From the records below, copy every line that contains the word "this".

_Raw records_.
****
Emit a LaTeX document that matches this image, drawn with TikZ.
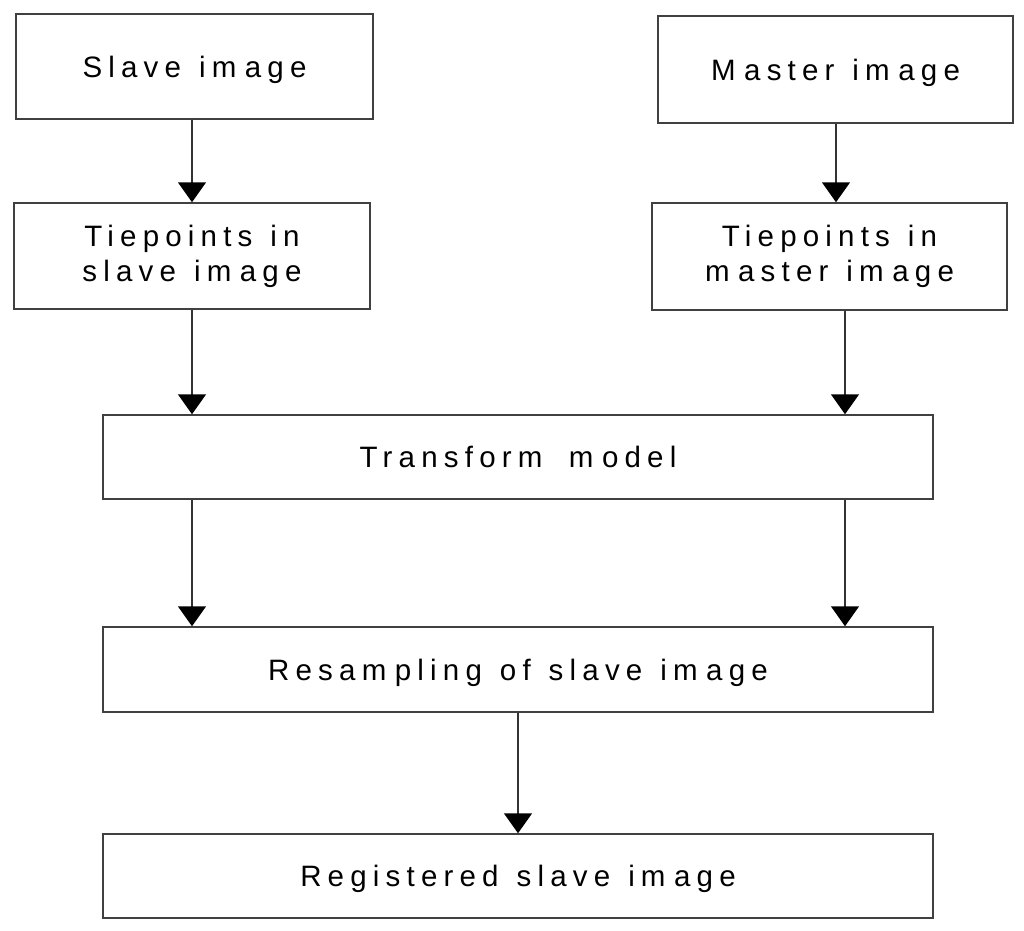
****
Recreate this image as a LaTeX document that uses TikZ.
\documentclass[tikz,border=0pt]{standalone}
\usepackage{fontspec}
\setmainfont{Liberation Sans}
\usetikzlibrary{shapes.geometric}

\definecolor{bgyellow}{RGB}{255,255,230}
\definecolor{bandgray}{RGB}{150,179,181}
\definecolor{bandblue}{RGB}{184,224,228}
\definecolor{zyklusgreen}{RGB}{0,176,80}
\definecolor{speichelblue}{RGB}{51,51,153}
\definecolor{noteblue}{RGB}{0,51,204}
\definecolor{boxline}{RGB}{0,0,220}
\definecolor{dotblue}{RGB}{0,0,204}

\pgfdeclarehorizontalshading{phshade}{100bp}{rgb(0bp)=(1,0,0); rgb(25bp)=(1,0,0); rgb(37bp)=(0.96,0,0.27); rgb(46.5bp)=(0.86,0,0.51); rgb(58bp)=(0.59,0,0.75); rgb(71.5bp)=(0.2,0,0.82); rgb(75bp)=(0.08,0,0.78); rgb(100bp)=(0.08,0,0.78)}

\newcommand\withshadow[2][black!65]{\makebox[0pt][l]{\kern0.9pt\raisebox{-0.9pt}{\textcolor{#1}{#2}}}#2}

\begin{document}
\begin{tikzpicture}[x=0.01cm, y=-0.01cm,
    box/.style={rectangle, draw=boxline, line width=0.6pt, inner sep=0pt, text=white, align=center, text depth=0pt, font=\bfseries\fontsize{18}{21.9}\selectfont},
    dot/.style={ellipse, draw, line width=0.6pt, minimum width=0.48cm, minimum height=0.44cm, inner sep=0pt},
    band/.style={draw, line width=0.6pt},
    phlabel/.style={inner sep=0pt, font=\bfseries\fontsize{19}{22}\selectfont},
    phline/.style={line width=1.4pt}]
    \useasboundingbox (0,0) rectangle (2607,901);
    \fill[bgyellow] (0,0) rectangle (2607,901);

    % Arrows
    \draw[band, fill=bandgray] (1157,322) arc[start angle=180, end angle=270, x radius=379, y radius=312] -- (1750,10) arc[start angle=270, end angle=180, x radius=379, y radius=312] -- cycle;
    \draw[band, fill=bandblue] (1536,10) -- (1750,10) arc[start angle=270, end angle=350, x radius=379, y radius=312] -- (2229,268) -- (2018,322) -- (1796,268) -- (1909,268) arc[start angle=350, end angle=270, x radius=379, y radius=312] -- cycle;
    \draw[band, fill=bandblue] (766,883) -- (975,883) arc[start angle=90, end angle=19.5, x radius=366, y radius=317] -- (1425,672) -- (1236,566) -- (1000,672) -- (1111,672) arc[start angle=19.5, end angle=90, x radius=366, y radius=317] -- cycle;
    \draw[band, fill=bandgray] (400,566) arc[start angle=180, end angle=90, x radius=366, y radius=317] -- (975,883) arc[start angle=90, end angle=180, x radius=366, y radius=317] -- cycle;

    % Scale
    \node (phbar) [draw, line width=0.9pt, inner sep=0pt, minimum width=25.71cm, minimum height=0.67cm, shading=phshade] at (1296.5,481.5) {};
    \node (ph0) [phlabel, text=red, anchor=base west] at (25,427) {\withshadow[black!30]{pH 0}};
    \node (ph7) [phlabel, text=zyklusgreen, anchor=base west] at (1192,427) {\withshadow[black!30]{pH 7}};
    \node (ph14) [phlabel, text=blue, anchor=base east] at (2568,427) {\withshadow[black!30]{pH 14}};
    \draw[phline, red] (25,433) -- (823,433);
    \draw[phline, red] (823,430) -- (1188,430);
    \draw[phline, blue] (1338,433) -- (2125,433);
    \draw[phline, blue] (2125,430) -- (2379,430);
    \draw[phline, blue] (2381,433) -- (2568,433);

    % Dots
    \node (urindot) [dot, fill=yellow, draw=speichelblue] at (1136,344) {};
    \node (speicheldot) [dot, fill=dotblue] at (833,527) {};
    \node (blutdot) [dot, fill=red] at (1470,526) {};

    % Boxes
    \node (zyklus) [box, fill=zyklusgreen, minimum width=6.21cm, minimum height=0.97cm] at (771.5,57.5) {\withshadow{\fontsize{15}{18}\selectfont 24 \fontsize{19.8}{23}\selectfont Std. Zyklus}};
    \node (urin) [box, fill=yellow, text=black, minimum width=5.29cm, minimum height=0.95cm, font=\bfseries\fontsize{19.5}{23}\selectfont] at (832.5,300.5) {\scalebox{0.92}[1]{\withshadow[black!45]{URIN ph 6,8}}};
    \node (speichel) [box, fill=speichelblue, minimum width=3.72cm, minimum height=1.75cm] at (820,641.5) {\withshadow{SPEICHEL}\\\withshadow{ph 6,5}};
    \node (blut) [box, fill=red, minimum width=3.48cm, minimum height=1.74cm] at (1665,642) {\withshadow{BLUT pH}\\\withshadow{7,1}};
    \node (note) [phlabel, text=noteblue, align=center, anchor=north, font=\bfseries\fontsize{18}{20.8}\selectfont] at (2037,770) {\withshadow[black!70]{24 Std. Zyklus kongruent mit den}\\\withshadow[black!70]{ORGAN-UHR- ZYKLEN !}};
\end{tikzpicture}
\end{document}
****
_The solution_.
Emit a LaTeX document that matches this image, drawn with TikZ.
Recreate this image as a LaTeX document that uses TikZ.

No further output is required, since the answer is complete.